Still, every dog has his day, and Cheney is barking up a storm on the efficacy of what can colloquially be called torture. He says he knows of two CIA memos that support his contention that the harsh interrogation methods worked and that many lives were saved. "That's what's in those memos," he told Schieffer. They talk "specifically about different attack planning that was underway and how it was stopped."

Cheney says he once had the memos in his files and has since asked that they be released. He's got a point. After all, this is not merely some political catfight conducted by bloggers, although it is a bit of that, too. Inescapably, it is about life and death -- not ideology, but people hurling themselves from the burning World Trade Center. If Cheney is right, then let the debate begin: What to do about enhanced interrogation methods? Should they be banned across the board, always and forever?

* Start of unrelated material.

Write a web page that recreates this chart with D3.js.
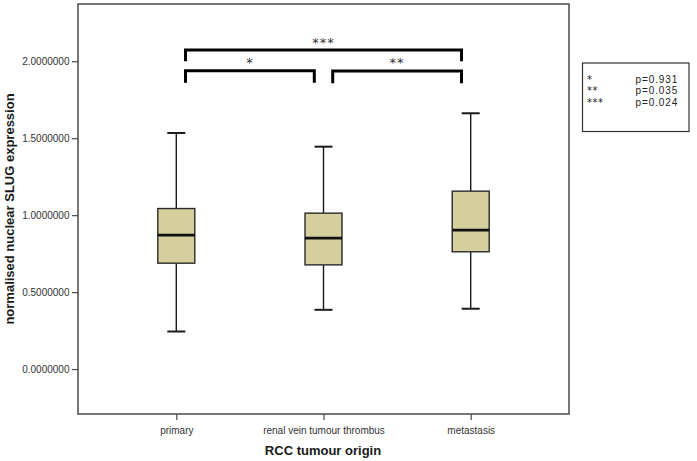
<!DOCTYPE html>
<html><head><meta charset="utf-8">
<script src="https://cdn.jsdelivr.net/npm/d3@7"></script>
<style>body{margin:0;background:#fff;}svg{display:block;}</style>
</head><body>
<svg id="chart" width="697" height="461"></svg>
<script>
const categories = ["primary", "renal vein tumour thrombus", "metastasis"];
const whiskerLow  = [0.244, 0.385, 0.392];
const q1          = [0.688, 0.677, 0.762];
const medians     = [0.870, 0.851, 0.903];
const q3          = [1.043, 1.013, 1.156];
const whiskerHigh = [1.534, 1.445, 1.662];
const yTicks = [0, 0.5, 1.0, 1.5, 2.0];
const bracketFrom  = [0, 1, 0];
const bracketTo    = [1, 2, 2];
const bracketTop   = [1.939, 1.937, 2.073];
const bracketFoot  = [1.861, 1.857, 2.000];
const bracketLabel = ["*", "**", "***"];
const legendStars  = ["*", "**", "***"];
const legendP      = ["p=0.931", "p=0.035", "p=0.024"];

const svg = d3.select("#chart");
const frame = {left: 78, right: 569, top: 4, bottom: 414};

const y = d3.scaleLinear().domain([-0.292, 2.372]).range([frame.bottom, frame.top]);
const x = d3.scalePoint().domain(categories).range([176.3, 470.7]);

// frame
svg.append("rect").attr("x", frame.left).attr("y", frame.top)
  .attr("width", frame.right - frame.left).attr("height", frame.bottom - frame.top)
  .attr("fill", "none").attr("stroke", "#4a4a4a").attr("stroke-width", 1.5);

// y axis
const yAxis = svg.append("g").attr("transform", `translate(${frame.left},0)`)
  .call(d3.axisLeft(y).tickValues(yTicks).tickSize(6).tickFormat(d3.format(".7f")));
yAxis.select(".domain").remove();
yAxis.selectAll("line").attr("stroke", "#4a4a4a").attr("stroke-width", 1.2);
yAxis.selectAll("text").attr("font-family", "Liberation Sans, Arial, sans-serif")
  .attr("font-size", 10).attr("fill", "#333").attr("dx", 0.5);

// x axis
const xAxis = svg.append("g").attr("transform", `translate(0,${frame.bottom})`)
  .call(d3.axisBottom(x).tickSize(6));
xAxis.select(".domain").remove();
xAxis.selectAll("line").attr("stroke", "#4a4a4a").attr("stroke-width", 1.2);
xAxis.selectAll("text").attr("font-family", "Liberation Sans, Arial, sans-serif")
  .attr("font-size", 10).attr("fill", "#333").attr("dy", "1.05em");

// axis titles
svg.append("text").attr("transform", "translate(14,209) rotate(-90)")
  .attr("text-anchor", "middle").attr("font-family", "Liberation Sans, Arial, sans-serif")
  .attr("font-weight", "bold").attr("font-size", 13).attr("fill", "#1a1a1a")
  .text("normalised nuclear SLUG expression");
svg.append("text").attr("x", 323).attr("y", 455)
  .attr("text-anchor", "middle").attr("font-family", "Liberation Sans, Arial, sans-serif")
  .attr("font-weight", "bold").attr("font-size", 13).attr("fill", "#1a1a1a")
  .text("RCC tumour origin");

// boxes
const boxW = 37, capW = 18;
const g = svg.append("g");
categories.forEach((c, i) => {
  const cx = x(c);
  g.append("line").attr("x1", cx).attr("x2", cx).attr("y1", y(whiskerHigh[i])).attr("y2", y(q3[i]))
    .attr("stroke", "#1a1a1a").attr("stroke-width", 1.4);
  g.append("line").attr("x1", cx).attr("x2", cx).attr("y1", y(q1[i])).attr("y2", y(whiskerLow[i]))
    .attr("stroke", "#1a1a1a").attr("stroke-width", 1.4);
  [whiskerHigh[i], whiskerLow[i]].forEach(v => {
    g.append("line").attr("x1", cx - capW/2).attr("x2", cx + capW/2).attr("y1", y(v)).attr("y2", y(v))
      .attr("stroke", "#1a1a1a").attr("stroke-width", 2);
  });
  g.append("rect").attr("x", cx - boxW/2).attr("y", y(q3[i]))
    .attr("width", boxW).attr("height", y(q1[i]) - y(q3[i]))
    .attr("fill", "#d4cf9c").attr("stroke", "#2a2a2a").attr("stroke-width", 1.4);
  g.append("line").attr("x1", cx - boxW/2).attr("x2", cx + boxW/2).attr("y1", y(medians[i])).attr("y2", y(medians[i]))
    .attr("stroke", "#111").attr("stroke-width", 2.6);
});

// significance brackets
const inset = 9.2;
bracketFrom.forEach((f, i) => {
  const x1 = x(categories[f]) + inset, x2 = x(categories[bracketTo[i]]) - inset;
  const yt = y(bracketTop[i]), yf = y(bracketFoot[i]);
  svg.append("path").attr("d", `M${x1},${yf}V${yt}H${x2}V${yf}`)
    .attr("fill", "none").attr("stroke", "#000").attr("stroke-width", 3);
  svg.append("text").attr("x", (x1 + x2) / 2).attr("y", yt - 3.5)
    .attr("text-anchor", "middle").attr("font-family", "DejaVu Sans, sans-serif")
    .attr("font-size", 13).attr("fill", "#333").attr("letter-spacing", 1)
    .text(bracketLabel[i]);
});

// legend
const lg = svg.append("g");
lg.append("rect").attr("x", 582.5).attr("y", 63).attr("width", 106.5).attr("height", 68.5)
  .attr("fill", "#fff").attr("stroke", "#333").attr("stroke-width", 1.2);
legendStars.forEach((s, i) => {
  lg.append("text").attr("x", 587).attr("y", 82.5 + i * 11.5)
    .attr("font-family", "DejaVu Sans, sans-serif").attr("font-size", 10).attr("fill", "#222")
    .attr("letter-spacing", 0.5).text(s);
  lg.append("text").attr("x", 635.5).attr("y", 82.5 + i * 11.5)
    .attr("font-family", "Liberation Sans, Arial, sans-serif").attr("font-size", 10).attr("fill", "#222")
    .attr("letter-spacing", 0.9)
    .text(legendP[i]);
});
</script>
</body></html>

Can we talk about what is and not just what ought to be?

In a similar vein, can we also find out what Nancy Pelosi knew and when she knew it? If she did indeed know about waterboarding back in 2003, that would hardly make her a war criminal. But if she knew and insists otherwise, that would make her one of those people who will not acknowledge that the immediate post-Sept. 11 atmosphere allowed for methods that now seem abhorrent. Certain Democratic politicians remind me of what Oscar Levant supposedly said of Doris Day: "I knew [her] before she was a virgin." They have no memory of who they used to be.

Back in my college days, there was much late-night discussion about the "free man" -- not politically free, mind you, but free of bourgeois cultural restraints. (The once-important writer Jean Genet, a former petty criminal and prostitute, was often cited.) In political terms, Cheney has been a free man ever since he eschewed any presidential ambitions. He became the most impolitic of politicians and continues in that role, taking neither a vow of penitence nor a vow of silence in his vice presidential afterlife. He says the issues are too important for him to be, as is traditional, mum.

He is right about that. The run-up to the disastrous Iraq war was notable for its smothering lack of debate. That served us poorly then and it would serve us poorly now if people who know something about the utility, not to mention the morality, of enhanced interrogation techniques keep their mouths shut. The Obama administration ought to call Cheney's bluff, if it is that, and release the memos. If even a stopped clock is right twice a day, this could be Cheney's time.